(begin)

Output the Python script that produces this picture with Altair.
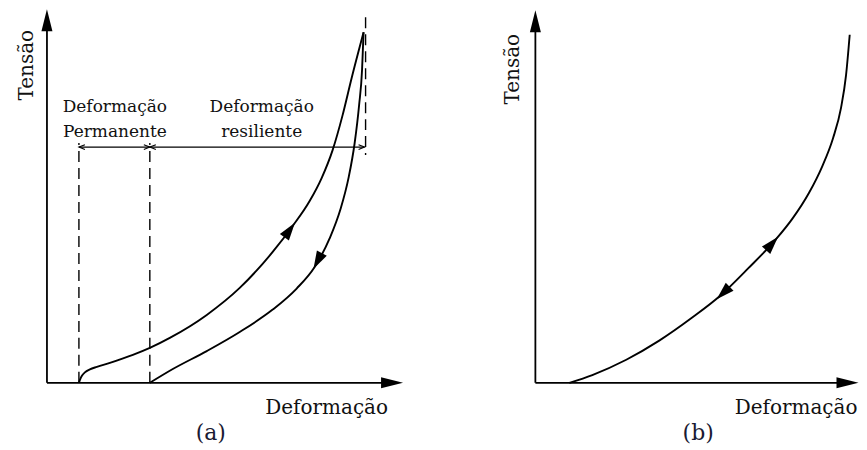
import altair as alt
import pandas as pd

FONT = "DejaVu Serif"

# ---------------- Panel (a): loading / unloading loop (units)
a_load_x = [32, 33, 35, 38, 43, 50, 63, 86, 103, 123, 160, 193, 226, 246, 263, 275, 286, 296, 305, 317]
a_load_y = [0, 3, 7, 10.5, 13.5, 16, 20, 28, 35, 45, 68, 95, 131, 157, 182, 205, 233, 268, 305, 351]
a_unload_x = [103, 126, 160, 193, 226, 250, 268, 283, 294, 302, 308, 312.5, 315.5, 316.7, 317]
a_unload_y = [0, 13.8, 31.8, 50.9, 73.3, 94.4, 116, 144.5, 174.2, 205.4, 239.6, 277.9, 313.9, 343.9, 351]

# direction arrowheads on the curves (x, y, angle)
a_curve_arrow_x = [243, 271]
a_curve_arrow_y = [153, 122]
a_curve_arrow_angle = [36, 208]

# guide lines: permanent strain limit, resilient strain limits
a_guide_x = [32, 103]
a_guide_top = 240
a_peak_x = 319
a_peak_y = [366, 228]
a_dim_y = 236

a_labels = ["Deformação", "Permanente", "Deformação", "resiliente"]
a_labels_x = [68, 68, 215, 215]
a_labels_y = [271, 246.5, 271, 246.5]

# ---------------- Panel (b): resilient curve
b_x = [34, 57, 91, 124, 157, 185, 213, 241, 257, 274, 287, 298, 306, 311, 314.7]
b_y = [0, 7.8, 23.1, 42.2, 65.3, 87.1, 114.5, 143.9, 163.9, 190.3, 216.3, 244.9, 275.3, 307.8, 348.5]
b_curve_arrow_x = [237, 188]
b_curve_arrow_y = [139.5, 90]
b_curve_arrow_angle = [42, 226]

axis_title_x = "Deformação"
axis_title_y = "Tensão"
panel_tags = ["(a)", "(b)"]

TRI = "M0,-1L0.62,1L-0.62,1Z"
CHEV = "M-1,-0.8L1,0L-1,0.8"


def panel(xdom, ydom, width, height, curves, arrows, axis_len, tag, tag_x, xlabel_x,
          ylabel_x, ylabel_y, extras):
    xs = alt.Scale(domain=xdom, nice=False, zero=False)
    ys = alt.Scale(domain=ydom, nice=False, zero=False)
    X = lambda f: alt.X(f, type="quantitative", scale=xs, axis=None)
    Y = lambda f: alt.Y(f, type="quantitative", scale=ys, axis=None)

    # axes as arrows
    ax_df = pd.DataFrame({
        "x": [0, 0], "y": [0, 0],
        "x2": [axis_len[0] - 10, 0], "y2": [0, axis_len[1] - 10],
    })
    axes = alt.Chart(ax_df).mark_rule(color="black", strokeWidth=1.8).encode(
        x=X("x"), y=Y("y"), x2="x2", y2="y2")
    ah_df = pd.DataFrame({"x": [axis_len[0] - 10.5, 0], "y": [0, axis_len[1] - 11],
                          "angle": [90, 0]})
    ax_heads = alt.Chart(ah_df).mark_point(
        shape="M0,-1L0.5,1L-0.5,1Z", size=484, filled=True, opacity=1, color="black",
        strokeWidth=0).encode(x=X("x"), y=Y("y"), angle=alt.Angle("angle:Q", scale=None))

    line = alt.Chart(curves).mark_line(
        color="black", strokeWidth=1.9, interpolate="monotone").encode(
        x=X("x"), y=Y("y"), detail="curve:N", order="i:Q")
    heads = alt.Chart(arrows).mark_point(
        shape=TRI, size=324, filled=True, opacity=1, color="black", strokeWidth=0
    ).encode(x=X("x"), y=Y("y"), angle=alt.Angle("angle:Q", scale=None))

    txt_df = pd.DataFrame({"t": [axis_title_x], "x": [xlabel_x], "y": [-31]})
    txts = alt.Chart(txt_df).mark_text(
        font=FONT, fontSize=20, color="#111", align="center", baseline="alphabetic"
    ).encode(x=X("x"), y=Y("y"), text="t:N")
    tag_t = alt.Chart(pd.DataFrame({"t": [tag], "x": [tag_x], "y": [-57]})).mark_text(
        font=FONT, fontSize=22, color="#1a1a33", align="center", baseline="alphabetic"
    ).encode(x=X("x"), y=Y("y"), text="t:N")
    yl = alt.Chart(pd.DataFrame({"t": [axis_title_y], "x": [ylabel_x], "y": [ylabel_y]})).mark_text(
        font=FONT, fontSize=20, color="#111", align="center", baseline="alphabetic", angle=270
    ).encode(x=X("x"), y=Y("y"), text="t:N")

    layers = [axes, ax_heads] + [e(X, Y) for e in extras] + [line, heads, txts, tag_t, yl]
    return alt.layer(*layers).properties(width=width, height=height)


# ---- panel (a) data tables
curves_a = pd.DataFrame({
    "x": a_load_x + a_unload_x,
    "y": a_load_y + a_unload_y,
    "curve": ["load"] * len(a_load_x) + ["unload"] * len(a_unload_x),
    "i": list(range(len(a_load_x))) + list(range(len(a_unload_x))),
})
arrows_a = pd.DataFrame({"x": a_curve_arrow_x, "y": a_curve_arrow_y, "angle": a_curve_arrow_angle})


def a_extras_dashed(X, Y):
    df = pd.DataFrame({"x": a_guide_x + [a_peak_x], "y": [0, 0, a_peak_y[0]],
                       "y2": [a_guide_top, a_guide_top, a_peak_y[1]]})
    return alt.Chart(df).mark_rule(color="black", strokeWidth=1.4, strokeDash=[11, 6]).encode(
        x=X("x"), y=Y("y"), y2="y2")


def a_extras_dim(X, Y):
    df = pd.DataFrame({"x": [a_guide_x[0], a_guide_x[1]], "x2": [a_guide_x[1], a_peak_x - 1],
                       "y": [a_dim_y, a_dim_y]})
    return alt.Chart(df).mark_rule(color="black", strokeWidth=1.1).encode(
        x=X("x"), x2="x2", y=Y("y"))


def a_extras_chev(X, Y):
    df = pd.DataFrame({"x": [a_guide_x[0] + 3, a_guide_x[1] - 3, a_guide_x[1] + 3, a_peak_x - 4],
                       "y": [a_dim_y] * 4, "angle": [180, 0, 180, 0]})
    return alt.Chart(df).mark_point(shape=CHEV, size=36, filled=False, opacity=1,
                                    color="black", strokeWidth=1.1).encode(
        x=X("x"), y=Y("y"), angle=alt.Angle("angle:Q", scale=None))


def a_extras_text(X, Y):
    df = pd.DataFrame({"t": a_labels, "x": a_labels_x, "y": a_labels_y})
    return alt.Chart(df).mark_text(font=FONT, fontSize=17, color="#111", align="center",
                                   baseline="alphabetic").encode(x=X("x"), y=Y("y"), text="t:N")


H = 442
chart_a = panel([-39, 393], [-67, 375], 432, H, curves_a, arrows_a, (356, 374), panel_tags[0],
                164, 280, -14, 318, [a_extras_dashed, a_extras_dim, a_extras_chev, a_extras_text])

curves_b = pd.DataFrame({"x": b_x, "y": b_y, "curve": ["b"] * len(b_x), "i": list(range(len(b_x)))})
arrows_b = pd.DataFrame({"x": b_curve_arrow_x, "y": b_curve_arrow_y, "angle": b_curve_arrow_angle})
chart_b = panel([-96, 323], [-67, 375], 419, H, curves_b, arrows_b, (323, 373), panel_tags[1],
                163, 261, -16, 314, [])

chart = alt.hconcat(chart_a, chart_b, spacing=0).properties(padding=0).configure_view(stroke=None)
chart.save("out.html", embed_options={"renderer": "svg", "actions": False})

(end)

◆ Task to complete
Write out exactly the lines between the start of the data and the line with "313.9, 343.9, 351]", including both, but none of the pictures.

◆ Result of the exercise
Output the Python script that produces this picture with Altair.
import altair as alt
import pandas as pd

FONT = "DejaVu Serif"

# ---------------- Panel (a): loading / unloading loop (units)
a_load_x = [32, 33, 35, 38, 43, 50, 63, 86, 103, 123, 160, 193, 226, 246, 263, 275, 286, 296, 305, 317]
a_load_y = [0, 3, 7, 10.5, 13.5, 16, 20, 28, 35, 45, 68, 95, 131, 157, 182, 205, 233, 268, 305, 351]
a_unload_x = [103, 126, 160, 193, 226, 250, 268, 283, 294, 302, 308, 312.5, 315.5, 316.7, 317]
a_unload_y = [0, 13.8, 31.8, 50.9, 73.3, 94.4, 116, 144.5, 174.2, 205.4, 239.6, 277.9, 313.9, 343.9, 351]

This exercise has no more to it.